Le président de la République s’est exprimé aux Armées dans l’unique cérémonie de vœux catégoriels de l’année, ce 17 janvier dernier. Et il a lâché des points de toute première importance pour l’histoire de France, dont je relève surtout celle-ci: les Forces françaises restent en Syrie! Nos alliés des FDS (Forces démocratiques syriennes) ne doivent pas être lâchés. Car ils ont combattu, et combattent encore, Daesh.
Ce commentaire, d’apparence anodine, oriente clairement la politique étrangère française en Syrie. Il s’agit des Kurdes, regroupés dans une structure appelée YPG colonne vertébrale des FDS. Avec 20 000 effectifs, quasi entièrement issus de la population kurde de Syrie, les YPG (milice de défense populaire) forment un groupe aux deux fonctions: combattre Daesh, aspirer à un mini-Kurdistan syrien, et attendre de se faire trahir.
Le président ne dit toujours pas qui sont les Français qui travaillent avec les Kurdes. L’allié américain, qui fait ouvertement état de ses 2000 effectifs, a mentionné la présence de 200 Français, et voilà ! Les Français savaient qui voulaient savoir, et les autorités françaises n’ont pas pas eu besoin de le dire, or personne ne doit plus l’ignorer. Soit dit en passant, voilà une nouvelle doctrine de la défausse institutionnelle: laisser dire autrui, puis agir comme si chacun le savait de source officielle. Cela ressemble à la politique israélienne de ne jamais confirmer “le programme nucléaire supposé mentionné dans les journaux étrangers”. Toujours est-il qu’aujourd’hui, ces Forces spéciales de l’ombre françaises, dévoilées par un ministre américain, sont l’honneur de la France vis-à-vis des YPG, qui eux ont tellement aidé l’Occident à clouer Daesh sur place. Ces YPG souhaitent une autonomie dans le Nord-Est syrien, et ils ont un parti politique, le PYD.
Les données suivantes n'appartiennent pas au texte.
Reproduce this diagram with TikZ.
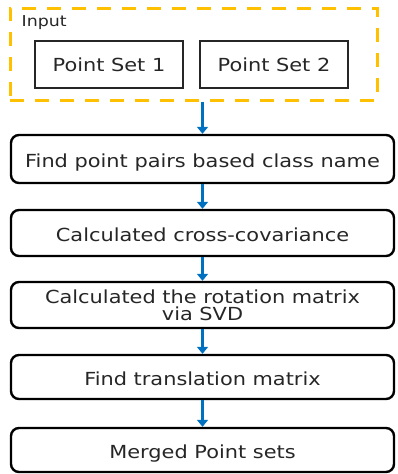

Le président turc Recep Tayyip Erdogan a fait de la destruction du militantisme nationaliste kurde une priorité de politique intérieure et étrangère. Il suit en cela une vieille constante étatique héritée du kémalisme: les Kurdes n’existent pas en tant que peuple, et leur tentative d’obtenir un État est une agression contre la nation turque. Le PYD n’est donc qu’une extension transfrontalière en Syrie de cette même menace, et agit comme le jumeau du PKK principale milice insurgée kurde de Turquie et classée terroriste un peu partout. Si autonomie kurde en Syrie il devait y avoir — toujours selon la doctrine étatique turque — alors le séparatisme kurde en Turquie en serait encouragé. Une telle éventualité représenterait un péril existentiel pour la nation turque, toujours selon la classe politique turque et ses flamboyants partisans. Plus près de nous en France, l’Etat français se trouve à protéger les ennemis de l’État turc. Mais la France n’est pas seule, pour paraphraser De Gaulle: la police militaire russe est actuellement entrée dans la ville de Manbij, ville naguère sous contrôle des FDS/YPG. Les forces turques et leurs affidés sont à quelques kilomètres à peine. Voici que l’État russe met en action le souhait du président Macron de ne pas laisser tomber les combattants kurdes de Syrie. C’est aussi compliqué que les guerres d’Italie sous les Borgia.
Beaucoup de frictions à prévoir, en attendant que le président Erdogan enrage.